Mr. Rancourt currently has ownership or direction and control over (i) an aggregate of 465,000 Common Shares, (ii) 1,600,000 options to acquire Common Shares and (iii) 4,000,000 Common Share purchase warrants, representing approximately 0.37% of the issued and outstanding Common Shares on a non- diluted basis and approximately 4.66% of the issued and outstanding Common Shares on a partially diluted basis. Further to the completion of the Transaction, and assuming that all of the Common Shares issued in escrow and allotted to Mr. Rancourt are released to Mr.

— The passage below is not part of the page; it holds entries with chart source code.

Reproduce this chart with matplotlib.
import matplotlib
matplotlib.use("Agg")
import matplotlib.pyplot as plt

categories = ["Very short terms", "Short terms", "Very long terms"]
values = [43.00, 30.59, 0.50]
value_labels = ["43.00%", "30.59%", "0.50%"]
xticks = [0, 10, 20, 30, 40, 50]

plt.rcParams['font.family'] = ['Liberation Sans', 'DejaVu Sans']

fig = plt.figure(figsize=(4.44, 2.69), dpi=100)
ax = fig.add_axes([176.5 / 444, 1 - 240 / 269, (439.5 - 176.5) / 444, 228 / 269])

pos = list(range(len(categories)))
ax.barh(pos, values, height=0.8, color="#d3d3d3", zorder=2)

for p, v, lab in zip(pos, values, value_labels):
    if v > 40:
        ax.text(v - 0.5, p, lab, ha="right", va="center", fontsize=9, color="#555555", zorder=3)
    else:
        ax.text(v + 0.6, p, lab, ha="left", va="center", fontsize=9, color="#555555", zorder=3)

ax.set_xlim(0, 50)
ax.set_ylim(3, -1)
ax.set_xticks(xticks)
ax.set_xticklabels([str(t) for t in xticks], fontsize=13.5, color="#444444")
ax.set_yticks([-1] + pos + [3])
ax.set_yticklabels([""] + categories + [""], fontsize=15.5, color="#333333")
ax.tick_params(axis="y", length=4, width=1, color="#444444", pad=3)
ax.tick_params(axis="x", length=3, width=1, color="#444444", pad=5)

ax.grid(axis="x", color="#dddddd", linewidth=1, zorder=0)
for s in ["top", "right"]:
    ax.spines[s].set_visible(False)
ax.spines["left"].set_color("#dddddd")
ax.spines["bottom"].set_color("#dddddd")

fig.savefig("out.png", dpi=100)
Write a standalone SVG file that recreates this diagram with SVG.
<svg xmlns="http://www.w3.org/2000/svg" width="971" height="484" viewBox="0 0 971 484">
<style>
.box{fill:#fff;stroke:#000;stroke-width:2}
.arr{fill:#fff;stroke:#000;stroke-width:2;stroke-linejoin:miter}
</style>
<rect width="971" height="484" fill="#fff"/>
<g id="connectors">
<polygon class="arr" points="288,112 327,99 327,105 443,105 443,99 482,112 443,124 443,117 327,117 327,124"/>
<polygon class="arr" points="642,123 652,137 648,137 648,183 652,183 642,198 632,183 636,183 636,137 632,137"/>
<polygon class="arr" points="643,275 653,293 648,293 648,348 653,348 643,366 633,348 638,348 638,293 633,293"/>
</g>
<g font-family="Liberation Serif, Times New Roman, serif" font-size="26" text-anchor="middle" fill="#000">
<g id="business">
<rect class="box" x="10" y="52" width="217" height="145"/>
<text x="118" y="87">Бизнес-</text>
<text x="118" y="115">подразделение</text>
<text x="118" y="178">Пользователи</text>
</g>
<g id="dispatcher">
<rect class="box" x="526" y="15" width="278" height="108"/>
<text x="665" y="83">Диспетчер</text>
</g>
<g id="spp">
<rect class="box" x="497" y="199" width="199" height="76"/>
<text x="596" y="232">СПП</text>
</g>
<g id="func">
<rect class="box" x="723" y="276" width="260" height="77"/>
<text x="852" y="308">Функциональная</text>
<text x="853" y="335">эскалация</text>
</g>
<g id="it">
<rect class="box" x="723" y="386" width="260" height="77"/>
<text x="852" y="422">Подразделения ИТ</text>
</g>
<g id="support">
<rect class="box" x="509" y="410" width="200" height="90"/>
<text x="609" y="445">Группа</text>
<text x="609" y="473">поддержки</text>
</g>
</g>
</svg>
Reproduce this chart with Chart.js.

Rancourt or an affiliate of Mr. Rancourt in accordance with the Purchase Agreement, Mr. Rancourt would then have ownership or direction and control over (i) 5,435,436 Common Shares, (ii) 1,600,000 options to acquire Common Shares and (iii) 4,000,000 Common Share purchase warrants, representing approximately 4.20% of the issued and outstanding Common Shares on a non-diluted basis and approximately 8.17% of the issued and outstanding Common Shares.

Mr. Chamberland currently has ownership or direction and control over (i) an aggregate of 1,250,000 Common Shares, (ii) 350,000 options to acquire Common Shares and (iii) 4,000,000 Common Share purchase warrants, representing approximately 1.00% of the issued and outstanding Common Shares on a non-diluted basis and approximately 4.32% of the issued and outstanding Common Shares on a partially diluted basis. Further to the completion of the Transaction, and assuming that all of the Common Shares issued in escrow and allotted to Mr. Chamberland are released to Mr. Chamberland or an affiliate of Mr. Chamberland in accordance with the Purchase Agreement, Mr. Chamberland would then have ownership or direction and control over (i) 6,220,436 Common Shares, (ii) 1,600,000 options to acquire Common Shares and (iii) 4,000,000 Common Share purchase warrants, representing approximately 4.78% of the issued and outstanding Common Shares on a non-diluted basis and approximately 8.70% of the issued and outstanding Common Shares.

Each of Mr. Rancourt and Mr. Chamberland proposes to acquire the common shares for investment purposes, and has no current intention to increase his beneficial ownership of, or control or direction over, securities of Tetra. These investments will be reviewed on a continuing basis and their holdings may be increased or decreased in the future.

The Transaction is subject to customary conditions including, but not limited to, approval of the TSXV. The Transaction has been unanimously approved by Tetra's board of directors (with Andr Rancourt abstaining from voting) and Tetra anticipates that the Transaction will be completed in the first quarter of 2018.